Second, the composition of production and export of energy resources versus foodstuffs differ greatly. While (in 2018) 72.2 percent of the world’s oil (Statista.com, accessed October 16) and up to 63.1 percent of natural gas (Iea.org, accessed October 16) were generated by “developing” countries (or, more accurately, non-members of the Organization for Economic Cooperation and Development, OECD), wheat production is more evenly distributed across the world. OECD members account for around 38.9 percent of wheat production (Fao.org, accessed October 16) and for 58.1 percent of exports. Under such circumstances, it would be much harder for Russia to pressure other leading exporters (particularly, those who imposed various economic sanctions on it) or those that are in a state of undeclared war with Moscow. Among the 15 largest exporters of wheat, only Argentina and Kazakhstan (with a combined 8.2 percent of global exports) might be considered neutral or friendly toward Russia (Worldstopexports.com, September 26).

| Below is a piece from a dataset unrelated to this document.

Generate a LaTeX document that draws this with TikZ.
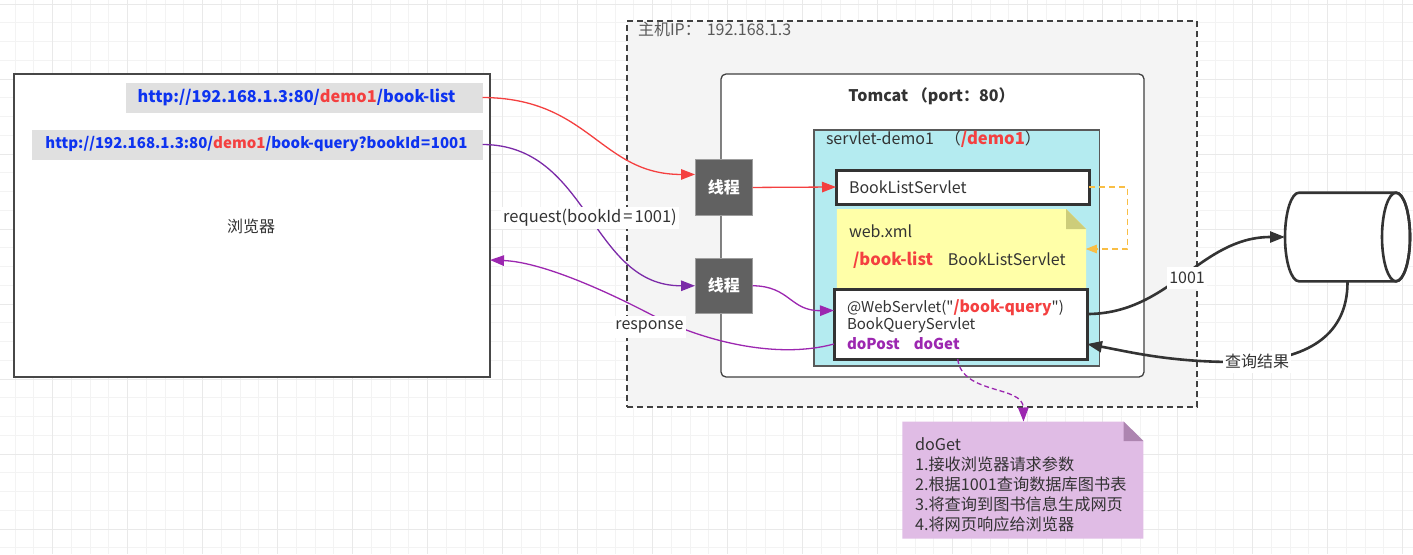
\documentclass[tikz,border=0pt]{standalone}
\usepackage{fontspec}
\setmainfont{Noto Sans CJK SC}
\newfontfamily\plainfont{Noto Sans CJK SC}
\usetikzlibrary{arrows.meta,calc}
\definecolor{ink}{HTML}{333333}
\definecolor{urlblue}{HTML}{0D33F0}
\definecolor{hotred}{HTML}{F44040}
\definecolor{vio}{HTML}{9C27B0}
\definecolor{dvio}{HTML}{7B2AA8}
\definecolor{amber}{HTML}{F9BE45}
\definecolor{demofill}{HTML}{B4EBF0}
\definecolor{webfill}{HTML}{FFFFA8}
\definecolor{webfold}{HTML}{CDCD7A}
\definecolor{notefill}{HTML}{E0BCE5}
\definecolor{notefold}{HTML}{AD85B0}
\definecolor{hostfill}{HTML}{F4F4F4}
\definecolor{threadfill}{HTML}{616161}
\definecolor{gridminor}{HTML}{F3F3F3}
\definecolor{gridmajor}{HTML}{E9E9E9}
\newcommand{\fs}[1]{\fontsize{#1}{#1}\selectfont}
\newcommand{\sq}{{\plainfont\symbol{34}}}
\tikzset{
  x=1pt,y=-1pt,
  every node/.style={outer sep=0pt,inner sep=0pt,text=ink},
  box/.style={anchor=north west,minimum width=#1},
  txt/.style={anchor=west,font=\fs{16}},
  lab/.style={fill=white,inner xsep=2pt,minimum height=22pt,font=\fs{16}},
  tip/.style={-{Triangle[length=14pt,width=10.5pt]}},
  smalltip/.style={-{Triangle[length=11pt,width=8.5pt]}},
  bigtip/.style={-{Triangle[length=15pt,width=11pt]}},
  thread/.style={anchor=north west,fill=threadfill,draw=black!38,line width=.8pt,minimum width=57.5pt,minimum height=55.5pt,text=white,font=\fs{16}\bfseries},
  urlbar/.style={anchor=north west,fill=black!12,minimum height=30pt,text=urlblue},
  conn/.style={line width=1.3pt},
  heavy/.style={line width=2.6pt,draw=ink},
}
\begin{document}
\begin{tikzpicture}
\useasboundingbox (0,0) rectangle (1413,554);
\fill[white] (0,0) rectangle (1413,554);
% grid
\foreach \i in {0,...,75}{
  \draw[gridminor,line width=1pt] ({-3.75+18.75*\i},0) -- ({-3.75+18.75*\i},554);
}
\foreach \i in {0,...,30}{
  \draw[gridminor,line width=1pt] (0,{4+18.75*\i}) -- (1413,{4+18.75*\i});
}
\foreach \i in {0,...,18}{
  \draw[gridmajor,line width=1pt] ({52.5+75*\i},0) -- ({52.5+75*\i},554);
}
\foreach \i in {0,...,7}{
  \draw[gridmajor,line width=1pt] (0,{4+75*\i}) -- (1413,{4+75*\i});
}
% browser
\node[box=476pt,minimum height=303pt,draw=black!72,fill=white,line width=1.6pt] (browser) at (14,74) {};
\node[font=\fs{16}] (browsertxt) at (251,226) {浏览器};
\node[urlbar,minimum width=357pt,font=\fs{16.3}\bfseries] (url1) at (125.5,82.5) {\hspace{-15pt}\raisebox{-1pt}{\textcolor{urlblue}{http://192.168.1.3:80/}\textcolor{hotred}{demo1}\textcolor{urlblue}{/book-list}}};
\node[urlbar,minimum width=450.5pt,font=\fs{15}\bfseries] (url2) at (32.2,129.5) {\hspace{-2pt}\raisebox{-1pt}{\textcolor{urlblue}{http://192.168.1.3:80/}\textcolor{hotred}{demo1}\textcolor{urlblue}{/book-query?bookId\hspace{.7pt}=\hspace{.7pt}1001}}};
% host
\node[box=570pt,minimum height=386pt,draw=black!75,fill=hostfill,line width=1.4pt,dash pattern=on 6pt off 4pt] (host) at (627,21) {};
\node[txt,text=black!65] (hosttxt) at (638,29) {主机IP：\hspace{6pt}192.168.1.3};
% tomcat
\node[box=423pt,minimum height=303pt,draw=black!75,fill=white,line width=1.3pt,rounded corners=5pt] (tomcat) at (721,74) {};
\node[font=\fs{16}\bfseries] (tomcattxt) at (931.5,96.5) {Tomcat （port：80）};
% demo1
\node[box=285.5pt,minimum height=236pt,draw=black!65,fill=demofill,line width=1.2pt] (demo) at (814,130) {};
\node[txt] (demotxt) at (826,139) {servlet-demo1\hspace{11pt}（\textcolor{hotred}{\fs{16.6}\textbf{/demo1}}）};
% threads
\node[thread] (t1) at (695,159.7) {线程};
\node[thread] (t2) at (695,258) {线程};
% BookListServlet
\node[box=253pt,minimum height=34pt,draw=ink,fill=white,line width=3pt] (bls) at (836,170) {};
\node[txt] (blstxt) at (849,187.5) {BookListServlet};
% web.xml
\fill[webfill] (836.8,209) -- (1066,209) -- (1086,229) -- (1086,288) -- (836.8,288) -- cycle;
\fill[webfold] (1066,209) -- (1086,229) -- (1066,229) -- cycle;
\node[minimum width=249pt,minimum height=79pt,anchor=north west] (web) at (836.8,209) {};
\node[txt] (webtxt) at (849,231.5) {web.xml};
\node[txt] (webmap) at (853,260.5) {\textcolor{hotred}{\fs{16.6}\textbf{/book-list}}\hspace{15pt}BookListServlet};
% BookQueryServlet
\node[box=253pt,minimum height=70pt,draw=ink,fill=white,line width=3pt] (bqs) at (834,289) {};
\node[txt,font=\fs{15}] (bq1) at (847,307.5) {@WebServlet(\sq\textcolor{hotred}{\fs{15.8}\textbf{/book-query}}\sq)};
\node[txt,font=\fs{15}] (bq2) at (847,325.5) {BookQueryServlet};
\node[txt,font=\fs{15}\bfseries,text=vio] (bq3) at (847,343.5) {doPost\hspace{14pt}doGet};
% note
\fill[notefill] (902.3,421.5) -- (1123.7,421.5) -- (1143.3,441) -- (1143.3,538.7) -- (902.3,538.7) -- cycle;
\fill[notefold] (1123.7,421.5) -- (1143.3,441) -- (1123.7,441) -- cycle;
\node[minimum width=241pt,minimum height=117.2pt,anchor=north west] (note) at (902.3,421.5) {};
\node[txt,font=\fs{16.2}] (n0) at (915,444) {doGet};
\node[txt,font=\fs{16.2}] (n1) at (915,464.5) {1.接收浏览器请求参数};
\node[txt,font=\fs{16.2}] (n2) at (915,484) {2.根据1001查询数据库图书表};
\node[txt,font=\fs{16.2}] (n3) at (915,504) {3.将查询到图书信息生成网页};
\node[txt,font=\fs{16.2}] (n4) at (915,524) {4.将网页响应给浏览器};
% cylinder
\draw[heavy,fill=white] (1299,192.7) -- (1396,192.7) .. controls (1403.7,192.7) and (1410,212.5) .. (1410,237) .. controls (1410,261.5) and (1403.7,281.3) .. (1396,281.3) -- (1299,281.3) .. controls (1291.3,281.3) and (1285,261.5) .. (1285,237) .. controls (1285,212.5) and (1291.3,192.7) .. (1299,192.7) -- cycle;
\draw[heavy] (1396,237) ellipse [x radius=14pt,y radius=44.3pt];
\node[minimum width=125pt,minimum height=88.6pt] (db) at (1347.5,237) {};
% connectors
\draw[conn,draw=hotred,tip,hotred] (url1.east) .. controls (590,98) and (600,174.5) .. ([yshift=13pt]t1.west);
\draw[conn,draw=dvio,tip,dvio] (url2.east) .. controls (590,145) and (590,286) .. (t2.west);
\draw[conn,draw=hotred,tip,hotred] (t1.east) -- (bls.west);
\draw[conn,draw=vio,tip,vio] (t2.east) .. controls (790,286) and (790,311) .. ([yshift=13.5pt]bqs.west);
\draw[conn,draw=vio,tip,vio] ([yshift=-20pt]bqs.west) .. controls (775,360) and (700,340) .. (650,314) .. controls (600,288) and (540,262) .. ([yshift=-34.5pt]browser.east);
\draw[conn,draw=amber,smalltip,amber,dash pattern=on 6pt off 4pt] (bls.east) -- (1127.5,187) -- (1127.5,249) -- ([yshift=-0.5pt]web.east);
\draw[conn,draw=vio,tip,vio,dash pattern=on 5pt off 3pt] ([xshift=-2.8pt]bqs.south) .. controls (962,395) and (1023,385) .. ([xshift=.7pt]note.north);
\draw[heavy,bigtip,ink] ([yshift=10pt]bqs.east) .. controls (1170,314) and (1200,237) .. (db.west);
\draw[heavy,bigtip,ink] (db.south) .. controls (1348,340) and (1300,362) .. (1235,362) .. controls (1170,362) and (1130,352) .. ([yshift=-20pt]bqs.east);
% labels
\node[lab,font=\fs{16.5}] (reqlab) at (590,217.5) {request(bookId\hspace{2pt}=\hspace{2pt}1001)};
\node[lab] (resplab) at (649.5,326.5) {response};
\node[lab] (l1001) at (1187,277.5) {1001};
\node[lab] (lres) at (1257,361.5) {查询结果};
\end{tikzpicture}
\end{document}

Considering the above-cited obstacles to the Grain OPEC idea, the rationale may boil down to the Russian agriculture ministry’s latest forecast that the country’s grain exports this year will only reach 46 million tons, or 16.4 percent less than in 2018 (Dairynews.ru, October 1), at the same time, wholesale wheat prices are holding steady at roughly 50 percent below their local 2012 highs (Macrotrends.net, accessed October 16). Though the situation is not as alarming as it was in the oil market in 2016, it certainly calls for some action on Moscow’s part. Yet, the Kremlin is reaching for an economic tactic from 60 years ago.